Copenhagen jigsaw In view of these challenges country representatives or negotiators have descended in Copenhagen to come to a common conclusion. Following is the stated position of all the major players that can make or mar the global climate deal.

1. US - Second largest carbon emitter. Is not a signatory of Kyoto Protocol. Has made it clear that it will not give money to India or China for adopting new technology or green efforts rather its money will go to the most vulnerable countries. It has pledged emission cut of 17% from its 2005 level. Also it would put $10 billion for global climate fund. 2. China - Largest carbon emitter. Under Kyoto Protocol it is under no obligation to put a cap on its emissions. Has been the biggest beneficiary of Kyoto Protocol as it cornered maximum funds from developed countries for carbon mitigation.
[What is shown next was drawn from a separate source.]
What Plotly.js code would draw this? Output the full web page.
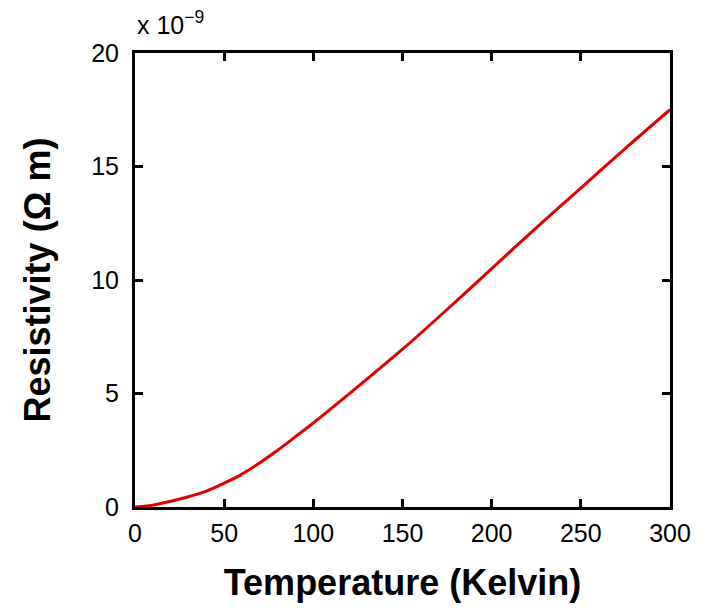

Refuses to accept any binding commitment to bring down carbon emission but unilaterally declared to bring down carbon intensity by 40-45 per cent by 2020. 3. Russia - Third largest emitter of carbon. Signatory of Kyoto Protocol but under no obligation to go for any emission cuts. Has been silent on voluntary emission cuts as well as any contribution to global climate fund. 4. India - India is the fourth largest emitter of carbon. But it has a unique position. Its per capita carbon emission is less than 1/20th of US at 1.8 tons per person per year. But 400 million of her citizens don't have access to electricity. And when we take its 300 million strong middle class into account the per capita carbon emission reaches close to the world average of 5.2 tons. But India has decided to bring down its carbon intensity by 20-25 per cent by 2020 and wants the developed countries to fund its transition. 5. Britain - British Prime Minister Gordon Brown has been winning brownie points by raising all the right voices. He was the first one to propose a climate fund of $10 billion. But Britain still has a high per capita carbon emission and nothing concrete has been done to mitigate it. 6. G-77 - A misnomer as it represents 120 developing nations. These under developed or partially developing countries have done little or nothing to contribute in global climate change yet they would be suffering heavily due to it. They are demanding aid from the rich nations who have been historically responsible for huge carbon emissions.
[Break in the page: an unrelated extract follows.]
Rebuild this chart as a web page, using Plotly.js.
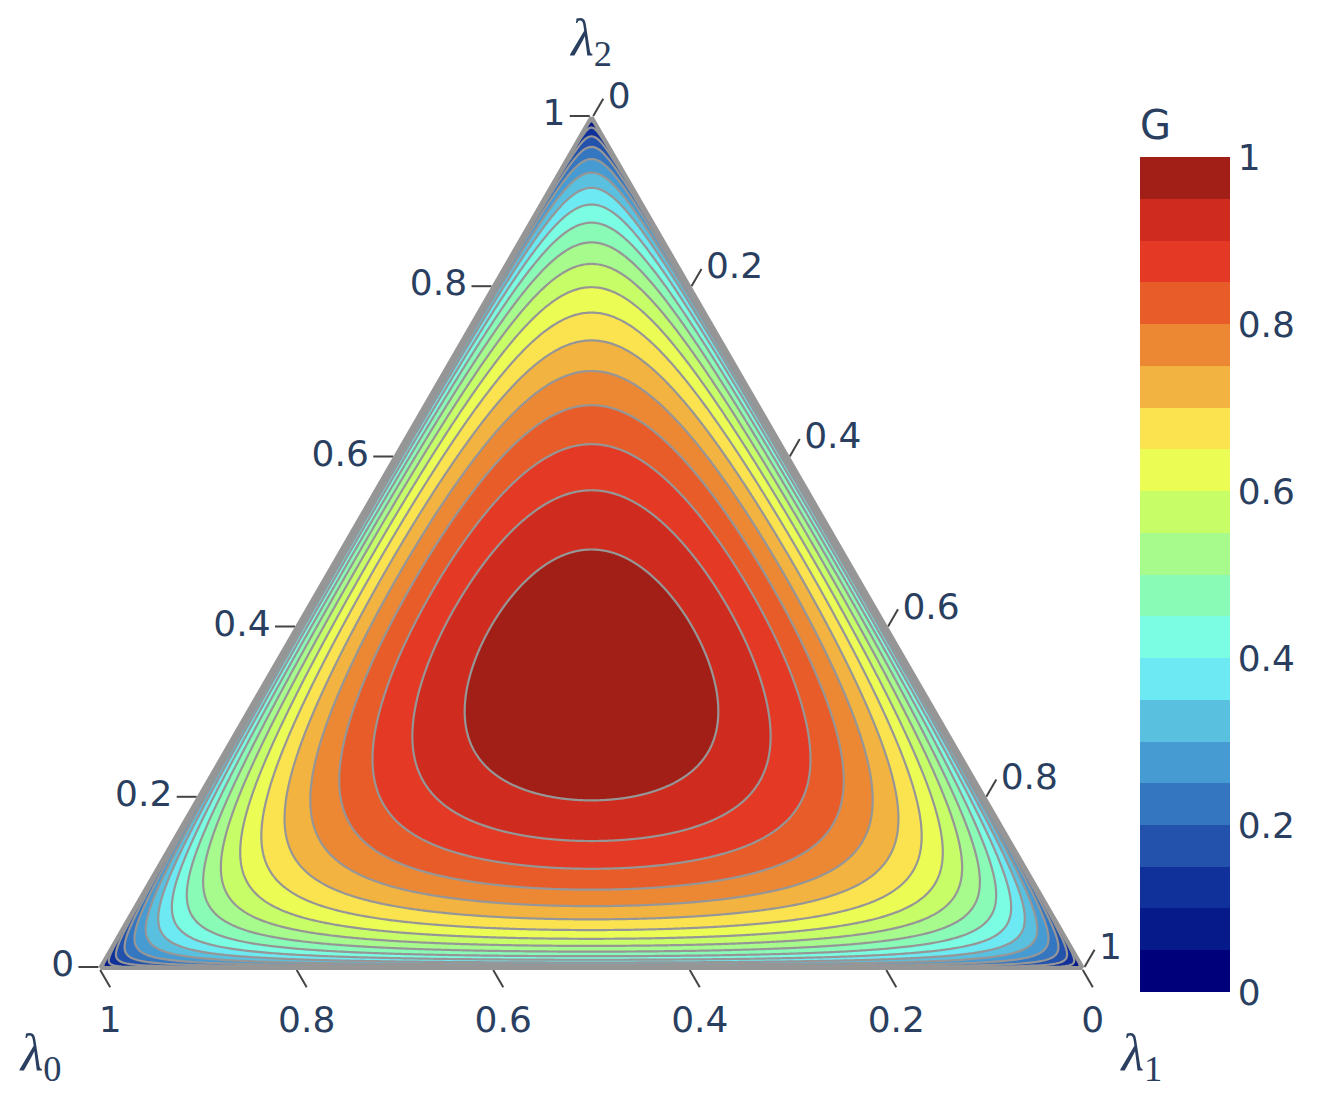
<!DOCTYPE html>
<html>
<head>
<meta charset="utf-8">
<script src="https://cdn.plot.ly/plotly-3.0.1.min.js"></script>
<style>html,body{margin:0;padding:0;background:#fff;}</style>
</head>
<body>
<div id="chart" style="width:1326px;height:1104px;"></div>
<script>
// ---- data ----
// contour levels of G (G = 3 * geometric mean of lambda0, lambda1, lambda2)
const contourLevels = [0.05, 0.10, 0.15, 0.20, 0.25, 0.30, 0.35, 0.40, 0.45, 0.50,
                       0.55, 0.60, 0.65, 0.70, 0.75, 0.80, 0.85, 0.90, 0.95];
// colour of each band [0,0.05), [0.05,0.1) ... [0.95,1]
const bandColors = ['#00007a', '#061a89', '#11319a', '#2352ac', '#3576c0', '#469bd3',
                    '#5ac0e0', '#6ce9f3', '#7afde2', '#89fbb6', '#a7fb8c', '#c7fd66',
                    '#ebfd55', '#fbe350', '#f2b340', '#ec8734', '#e75c28', '#e43a25',
                    '#cf2c1f', '#a21f17'];
const colorbarTickVals = [0, 0.2, 0.4, 0.6, 0.8, 1];
const colorbarTickText = ['0', '0.2', '0.4', '0.6', '0.8', '1'];
const axisTitleA = '<i>λ</i><sub>2</sub>';
const axisTitleB = '<i>λ</i><sub>0</sub>';
const axisTitleC = '<i>λ</i><sub>1</sub>';
const colorbarTitle = 'G';

// ---- the field ----
function G(l0, l1, l2) {
  if (l0 <= 0 || l1 <= 0 || l2 <= 0) return 0;
  return 3 * Math.cbrt(l0 * l1 * l2);
}
const SQ3 = Math.sqrt(3);
function toTern(x, y) {           // cartesian (unit triangle) -> (a=λ2, b=λ0, c=λ1)
  const a = y / (SQ3 / 2);
  const c = x - a / 2;
  const b = 1 - a - c;
  return [a, b, c];
}
const cx = 0.5, cy = SQ3 / 6;
function contourPath(level, n) {
  const A = [], B = [], C = [];
  for (let i = 0; i <= n; i++) {
    const th = 2 * Math.PI * i / n;
    const dx = Math.cos(th), dy = Math.sin(th);
    let lo = 0, hi = 0.6;
    for (let k = 0; k < 60; k++) {
      const m = (lo + hi) / 2;
      const t = toTern(cx + m * dx, cy + m * dy);
      if (G(t[1], t[2], t[0]) >= level) lo = m; else hi = m;
    }
    const t = toTern(cx + lo * dx, cy + lo * dy);
    A.push(t[0]); B.push(t[1]); C.push(t[2]);
  }
  return {A, B, C};
}

const lineColor = 'rgb(150,150,150)';
const textColor = '#2a3f5f';
const tickFont = 'DejaVu Sans, Verdana, sans-serif';
const traces = [];
// base triangle (lowest band)
traces.push({
  type: 'scatterternary', mode: 'lines', fill: 'toself',
  a: [1, 0, 0, 1], b: [0, 1, 0, 0], c: [0, 0, 1, 0],
  fillcolor: bandColors[0], line: {color: lineColor, width: 2},
  hoverinfo: 'skip', showlegend: false
});
contourLevels.forEach((lev, i) => {
  const p = contourPath(lev, 1440);
  traces.push({
    type: 'scatterternary', mode: 'lines', fill: 'toself',
    a: p.A, b: p.B, c: p.C,
    fillcolor: bandColors[i + 1], line: {color: lineColor, width: 2.2},
    hoverinfo: 'skip', showlegend: false
  });
});

// colorbar trace
const cscale = [];
bandColors.forEach((col, i) => {
  cscale.push([i / bandColors.length, col]);
  cscale.push([(i + 1) / bandColors.length, col]);
});
traces.push({
  type: 'scatterternary', mode: 'markers',
  a: [1 / 3], b: [1 / 3], c: [1 / 3],
  marker: {
    size: 1, opacity: 0, color: [0.5], cmin: 0, cmax: 1, colorscale: cscale,
    showscale: true,
    colorbar: {
      thickness: 90, thicknessmode: 'pixels',
      len: 886, lenmode: 'pixels',
      x: 1140 / 1326, xanchor: 'left', xpad: 0,
      y: (1104 - 992) / 1104, yanchor: 'bottom', ypad: 0,
      outlinewidth: 0, ticks: '',
      tickvals: colorbarTickVals, ticktext: colorbarTickText,
      tickfont: {family: tickFont, size: 36, color: textColor},
      title: {text: colorbarTitle, side: 'top', font: {family: tickFont, size: 40, color: textColor}}
    }
  },
  hoverinfo: 'skip', showlegend: false
});

function axis(title) {
  return {
    title: {text: title, font: {family: 'Liberation Serif, DejaVu Serif, serif', size: 52, color: textColor}},
    min: 0, tick0: 0, dtick: 0.2,
    ticks: 'outside', ticklen: 20, tickwidth: 2, tickcolor: '#444',
    tickfont: {family: tickFont, size: 36, color: textColor},
    linecolor: lineColor, linewidth: 4,
    showgrid: false
  };
}

const layout = {
  width: 1326, height: 1104,
  margin: {l: 0, r: 0, t: 0, b: 0},
  paper_bgcolor: '#fff', plot_bgcolor: '#fff',
  font: {family: tickFont, size: 36, color: textColor},
  showlegend: false,
  ternary: {
    sum: 1,
    bgcolor: '#fff',
    domain: {x: [100 / 1326, 1083 / 1326], y: [1 - 968 / 1104, 1 - 117 / 1104]},
    aaxis: axis(axisTitleA),
    baxis: axis(axisTitleB),
    caxis: axis(axisTitleC)
  }
};

Plotly.newPlot('chart', traces, layout, {displayModeBar: false, staticPlot: true});
</script>
</body>
</html>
7. AOSIS - Alliance Of Small Island States - These 42 states are low lying island states in Pacific, Atlantic and Indian Ocean. They are demanding that any agreement that does not talk about capping temperature rise of not more than 1.5 degree centigrade would unacceptable to them. Their very existence is at stake due to the rising sea levels in the 21st century.

With this disparate demands and hardened positions the Copenhagen Summit began on December 7, 2009. Within two days of the Summit there was an uproar that threatened the negotiations and the Summit itself. Denmark prepared a draft and leaked it to a British Daily the Guardian. Its now popularly called Danish Draft but has the backing of US and UK. The text proposes to force developing countries to agree to specific emission cuts and measures that were not part of the original UN agreement. Divide poor countries further by creating a new category of developing countries called "the most vulnerable" Weaken the UN's role in handling climate finance and make IMF (International Monetary Fund) as the main agency to disburse funds. Not allow poor countries to emit more than 1.44 tonnes of carbon per person by 2050, while allowing rich countries to emit 2.67 tonnes.